*Problem statement:*
Keep only the lines where "matplotlib" appears.

*Dataset extract:*
★ ★ ★ ★ ★ ★ ★
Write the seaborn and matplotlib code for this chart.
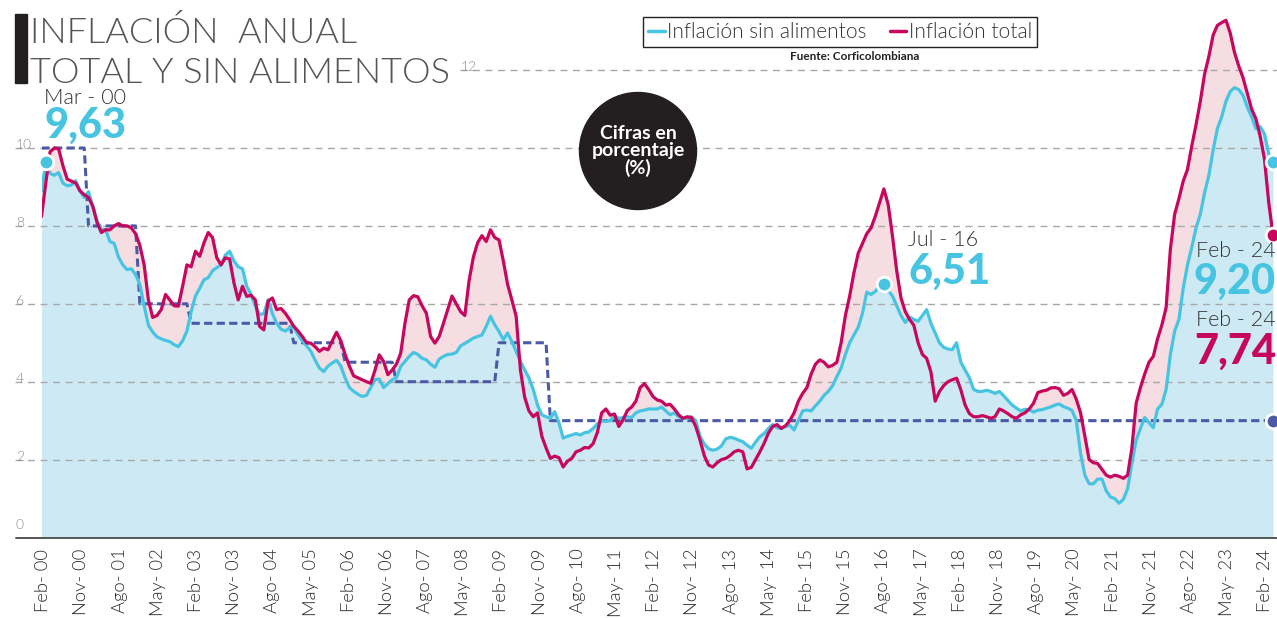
import numpy as np
import pandas as pd
import seaborn as sns
import matplotlib.pyplot as plt
from matplotlib.lines import Line2D
from matplotlib.patches import Ellipse, Rectangle

# Inflación anual mensual, feb-2000 a feb-2024 (una fila por año, de febrero a enero)
inflacion_total = [
    8.24, 9.1, 9.9, 10.0, 9.98, 9.55, 9.2, 9.15, 9.1, 8.9, 8.8, 8.73,
    8.5, 8.08, 7.83, 7.9, 7.9, 8.0, 8.06, 8.0, 8.0, 7.95, 7.8, 7.5,
    7.0, 6.1, 5.65, 5.7, 5.85, 6.24, 6.1, 5.95, 5.94, 6.45, 7.0, 6.95,
    7.35, 7.22, 7.57, 7.83, 7.7, 7.18, 7.0, 7.18, 7.15, 6.54, 6.1, 6.45,
    6.19, 6.22, 6.1, 5.42, 5.33, 6.07, 6.15, 5.85, 5.88, 5.76, 5.6, 5.42,
    5.3, 5.16, 5.0, 4.99, 4.9, 4.78, 4.86, 4.82, 5.05, 5.27, 5.05, 4.7,
    4.4, 4.15, 4.1, 4.05, 4.0, 3.96, 4.3, 4.69, 4.52, 4.18, 4.3, 4.45,
    4.73, 5.5, 6.1, 6.21, 6.18, 5.95, 5.76, 5.16, 4.99, 5.16, 5.5, 5.85,
    6.2, 6.0, 5.8, 5.7, 6.6, 7.2, 7.57, 7.75, 7.6, 7.9, 7.7, 7.64,
    7.1, 6.5, 6.1, 5.68, 4.3, 3.6, 3.25, 3.1, 3.2, 2.6, 2.3, 2.03,
    2.09, 2.05, 1.81, 1.96, 2.03, 2.2, 2.24, 2.31, 2.3, 2.41, 2.7, 3.2,
    3.3, 3.14, 3.17, 2.85, 3.02, 3.26, 3.35, 3.5, 3.85, 3.95, 3.8, 3.62,
    3.53, 3.5, 3.4, 3.42, 3.3, 3.15, 3.06, 3.1, 3.08, 2.85, 2.5, 2.1,
    1.86, 1.81, 1.92, 2.0, 2.03, 2.1, 2.2, 2.24, 2.2, 1.76, 1.8, 2.0,
    2.2, 2.42, 2.68, 2.85, 2.9, 2.8, 2.87, 3.0, 3.2, 3.5, 3.7, 3.85,
    4.2, 4.45, 4.56, 4.5, 4.38, 4.42, 4.5, 5.0, 5.7, 6.2, 6.8, 7.3,
    7.55, 7.8, 7.95, 8.25, 8.6, 8.95, 8.55, 7.75, 6.85, 6.15, 5.8, 5.6,
    5.45, 5.0, 4.7, 4.6, 4.25, 3.5, 3.75, 3.9, 4.0, 4.05, 4.09, 3.79,
    3.4, 3.18, 3.1, 3.1, 3.13, 3.1, 3.06, 3.1, 3.3, 3.25, 3.18, 3.1,
    3.06, 3.15, 3.2, 3.3, 3.45, 3.72, 3.76, 3.78, 3.84, 3.85, 3.82, 3.65,
    3.7, 3.8, 3.55, 3.2, 2.6, 2.0, 1.92, 1.9, 1.75, 1.6, 1.55, 1.6,
    1.57, 1.52, 1.6, 2.3, 3.45, 3.85, 4.2, 4.5, 4.65, 5.1, 5.45, 5.9,
    7.4, 8.3, 8.7, 9.15, 9.45, 10.05, 10.6, 11.2, 11.9, 12.35, 12.9, 13.15,
    13.22, 13.28, 12.95, 12.45, 12.1, 11.8, 11.4, 11.0, 10.75, 10.3, 9.72, 8.6,
    7.76,
]

inflacion_sin_alimentos = [
    8.9, 9.63, 9.35, 9.3, 9.37, 9.1, 9.03, 9.05, 9.16, 8.9, 8.73, 8.88,
    8.5, 8.13, 7.91, 7.9, 7.6, 7.55, 7.2, 7.0, 6.88, 6.9, 6.75, 6.5,
    5.95, 5.45, 5.28, 5.15, 5.1, 5.06, 5.03, 4.95, 4.9, 5.05, 5.3, 5.8,
    6.2, 6.4, 6.62, 6.67, 6.85, 6.93, 7.0, 7.25, 7.35, 7.1, 6.95, 6.9,
    6.45, 6.24, 5.95, 5.72, 5.75, 6.1, 5.75, 5.5, 5.35, 5.3, 5.38, 5.42,
    5.2, 5.05, 4.92, 4.78, 4.55, 4.35, 4.26, 4.4, 4.48, 4.55, 4.4, 4.1,
    3.85, 3.75, 3.68, 3.62, 3.65, 3.85, 4.05, 4.07, 3.85, 3.95, 4.05, 4.1,
    4.39, 4.52, 4.65, 4.75, 4.7, 4.6, 4.56, 4.45, 4.37, 4.58, 4.65, 4.7,
    4.71, 4.75, 4.92, 4.98, 5.05, 5.12, 5.16, 5.2, 5.42, 5.68, 5.46, 5.29,
    5.08, 5.25, 5.03, 4.78, 4.52, 4.3, 4.1, 3.8, 3.4, 3.15, 3.1, 3.06,
    3.23, 2.95, 2.55, 2.6, 2.63, 2.67, 2.63, 2.69, 2.71, 2.8, 2.92, 3.0,
    2.98, 3.0, 3.12, 3.06, 3.08, 3.1, 3.08, 3.2, 3.25, 3.27, 3.3, 3.3,
    3.3, 3.35, 3.25, 3.15, 3.2, 3.1, 3.06, 3.06, 3.1, 3.0, 2.6, 2.4,
    2.28, 2.24, 2.27, 2.35, 2.53, 2.57, 2.55, 2.5, 2.46, 2.37, 2.29, 2.45,
    2.59, 2.67, 2.8, 2.9, 2.82, 2.8, 2.85, 2.88, 2.76, 3.0, 3.25, 3.27,
    3.25, 3.38, 3.5, 3.65, 3.75, 3.9, 4.13, 4.35, 4.7, 5.0, 5.2, 5.4,
    5.76, 6.3, 6.24, 6.32, 6.45, 6.51, 6.35, 6.2, 5.95, 5.7, 5.52, 5.66,
    5.6, 5.55, 5.7, 5.85, 5.5, 5.25, 5.0, 4.88, 4.84, 4.82, 5.0, 4.5,
    4.3, 4.1, 3.8, 3.75, 3.75, 3.78, 3.75, 3.7, 3.75, 3.64, 3.52, 3.4,
    3.32, 3.25, 3.29, 3.28, 3.22, 3.27, 3.28, 3.32, 3.35, 3.4, 3.43, 3.36,
    3.32, 3.26, 3.0, 2.16, 1.6, 1.38, 1.38, 1.5, 1.5, 1.2, 1.04, 1.0,
    0.88, 0.98, 1.25, 1.9, 2.5, 2.8, 3.08, 2.95, 2.82, 3.3, 3.42, 3.8,
    4.7, 5.3, 5.6, 6.4, 7.0, 7.45, 7.95, 8.3, 8.85, 9.3, 9.95, 10.5,
    10.8, 11.2, 11.45, 11.55, 11.5, 11.35, 11.05, 10.8, 10.5, 10.55, 10.36, 9.85,
    9.65,
]

# Meta de inflación del Banco de la República por año
meta_anios = [2000, 2001, 2002, 2003, 2004, 2005, 2006, 2007, 2008, 2009, 2010]
meta_valores = [10, 8, 6, 5.5, 5.5, 5, 4.5, 4, 4, 5, 3]

etiquetas_x = [
    "Feb- 00", "Nov- 00", "Ago- 01", "May- 02", "Feb- 03", "Nov- 03", "Ago- 04",
    "May- 05", "Feb- 06", "Nov- 06", "Ago- 07", "May- 08", "Feb- 09", "Nov- 09",
    "Ago- 10", "May- 11", "Feb- 12", "Nov- 12", "Ago- 13", "May- 14", "Feb- 15",
    "Nov- 15", "Ago- 16", "May- 17", "Feb- 18", "Nov- 18", "Ago- 19", "May- 20",
    "Feb- 21", "Nov- 21", "Ago- 22", "May- 23", "Feb- 24",
]

AZUL = "#46c4e1"
ROJO = "#c6075d"
META = "#4a5aa8"
FONDO_AZUL = "#cdeaf4"
FONDO_ROSA = "#f6dde2"
LIGERA = 300

n = len(inflacion_total)
df = pd.DataFrame({
    "mes": np.arange(n),
    "total": inflacion_total,
    "sin_alimentos": inflacion_sin_alimentos,
})
# mes 0 = feb-2000; el mes m cae en el año 2000 + (m+1)//12
meta_por_anio = dict(zip(meta_anios, meta_valores))
df["meta"] = [meta_por_anio[min(2000 + (m + 1) // 12, 2010)] for m in df["mes"]]

sns.set_style("white")
plt.rcParams["font.family"] = ["Lato", "DejaVu Sans"]

W, H = 1277, 618
fig = plt.figure(figsize=(W / 100, H / 100), dpi=100)
ax = fig.add_axes([41.5 / W, (H - 537.5) / H, (1273 - 41.5) / W, 537.5 / H])
ax.set_xlim(0, n - 1)
ax.set_ylim(0, 13.8)
for s in ax.spines.values():
    s.set_visible(False)

def fx(px):
    return px / W

def fy(py):
    return 1 - py / H

# areas
ax.fill_between(df["mes"], 0, df["sin_alimentos"], color=FONDO_AZUL, lw=0, zorder=1)
ax.fill_between(df["mes"], df["sin_alimentos"], df["total"],
                where=df["total"] > df["sin_alimentos"], interpolate=True,
                color=FONDO_ROSA, lw=0, zorder=1)

# lineas de cuadricula
for v in [2, 4, 6, 8, 10]:
    ax.plot([-6.2, 289], [v, v], color="#a8a8a8", lw=1, ls=(0, (5, 4)),
            clip_on=False, zorder=2)
    fig.text(fx(16), fy(537.5 - v * 38.96 + 3), str(v), fontsize=10,
             color="#8a8a8a", fontweight=LIGERA, va="bottom")
ax.plot([97.8, 289], [12, 12], color="#a8a8a8", lw=1, ls=(0, (5, 4)),
        clip_on=False, zorder=2)
fig.text(fx(461), fy(537.5 - 12 * 38.96 + 3), "12", fontsize=10,
         color="#8a8a8a", fontweight=LIGERA, va="bottom")
ax.plot([-6, 289], [0, 0], color="#555555", lw=1.4, clip_on=False, zorder=4)
fig.text(fx(16), fy(531), "0", fontsize=10, color="#8a8a8a",
         fontweight=LIGERA, va="bottom")

# series
sns.lineplot(data=df, x="mes", y="meta", ax=ax, color=META, lw=2.2,
             linestyle=(0, (2.7, 1.4)), zorder=3)
sns.lineplot(data=df, x="mes", y="sin_alimentos", ax=ax, color=AZUL, lw=2.3, zorder=4)
sns.lineplot(data=df, x="mes", y="total", ax=ax, color=ROJO, lw=2.3, zorder=5)

# puntos destacados
for xm, yv, c in [(1, inflacion_sin_alimentos[1], AZUL),
                  (197, inflacion_sin_alimentos[197], AZUL),
                  (n - 1, inflacion_sin_alimentos[-1], AZUL),
                  (n - 1, inflacion_total[-1], ROJO),
                  (n - 1, meta_valores[-1], META)]:
    ax.plot(xm, yv, "o", ms=10.5, color=c, mec="white", mew=2, zorder=6,
            clip_on=False)

# ejes (las etiquetas del original quedan algo más juntas que los meses)
ax.set_xticks(np.linspace(0.4, 286.2, len(etiquetas_x)))
ax.set_xticklabels(etiquetas_x, rotation=90, fontsize=13.2, color="#2e2e2e",
                   fontweight=LIGERA)
ax.set_yticks([])
ax.tick_params(axis="x", length=0, pad=8)
ax.set_xlabel("")
ax.set_ylabel("")

# titulo
fig.add_artist(Rectangle((fx(15), fy(83)), 12 / W, 69 / H, color="#231f20",
                         transform=fig.transFigure))
fig.text(fx(30), fy(43), "INFLACIÓN  ANUAL", fontsize=26, color="#555555",
         fontweight=LIGERA, va="baseline")
fig.text(fx(30), fy(83), "TOTAL Y SIN ALIMENTOS", fontsize=26, color="#555555",
         fontweight=LIGERA, va="baseline")

# leyenda y fuente
handles = [Line2D([], [], color=AZUL, lw=2.5), Line2D([], [], color=ROJO, lw=2.5)]
leg = fig.legend(handles, ["Inflación sin alimentos", "Inflación total"],
                 loc="upper left", bbox_to_anchor=(fx(643), fy(17)), ncol=2,
                 frameon=True, fancybox=False, edgecolor="#222222",
                 framealpha=1, prop=dict(size=15, weight=LIGERA),
                 handlelength=0.8, handletextpad=0.12, columnspacing=1.1,
                 borderpad=0.25, borderaxespad=0)
leg.get_frame().set_linewidth(1.0)
for t in leg.get_texts():
    t.set_color("#333333")
fig.text(fx(855), fy(60), "Fuente: Corficolombiana", fontsize=8.5,
         color="#222222", fontweight="bold", ha="center", va="baseline")

# circulo
fig.add_artist(Ellipse((fx(638), fy(151)), 117 / W, 117 / H, color="#231f20",
                       transform=fig.transFigure))
fig.text(fx(638), fy(151), "Cifras en\nporcentaje\n(%)", fontsize=14,
         color="white", fontweight="bold", ha="center", va="center",
         linespacing=1.0)

# anotaciones
def anotar(x, y_fecha, y_valor, fecha, valor, color, ha="left"):
    fig.text(fx(x), fy(y_fecha), fecha, fontsize=15.5, color="#333333",
             fontweight=LIGERA, ha=ha, va="baseline")
    fig.text(fx(x), fy(y_valor), valor, fontsize=30, color=color,
             fontweight="black", ha=ha, va="baseline")

anotar(44, 104, 138, "Mar - 00", "9,63", AZUL)
anotar(908, 246, 284, "Jul - 16", "6,51", AZUL)
anotar(1276, 257, 294, "Feb - 24", "9,20", AZUL, ha="right")
anotar(1276, 326, 364, "Feb - 24", "7,74", ROJO, ha="right")

fig.savefig("out.png", dpi=100)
★ ★ ★ ★ ★ ★ ★
*The response:*
Write the seaborn and matplotlib code for this chart.
import matplotlib.pyplot as plt
from matplotlib.lines import Line2D
from matplotlib.patches import Ellipse, Rectangle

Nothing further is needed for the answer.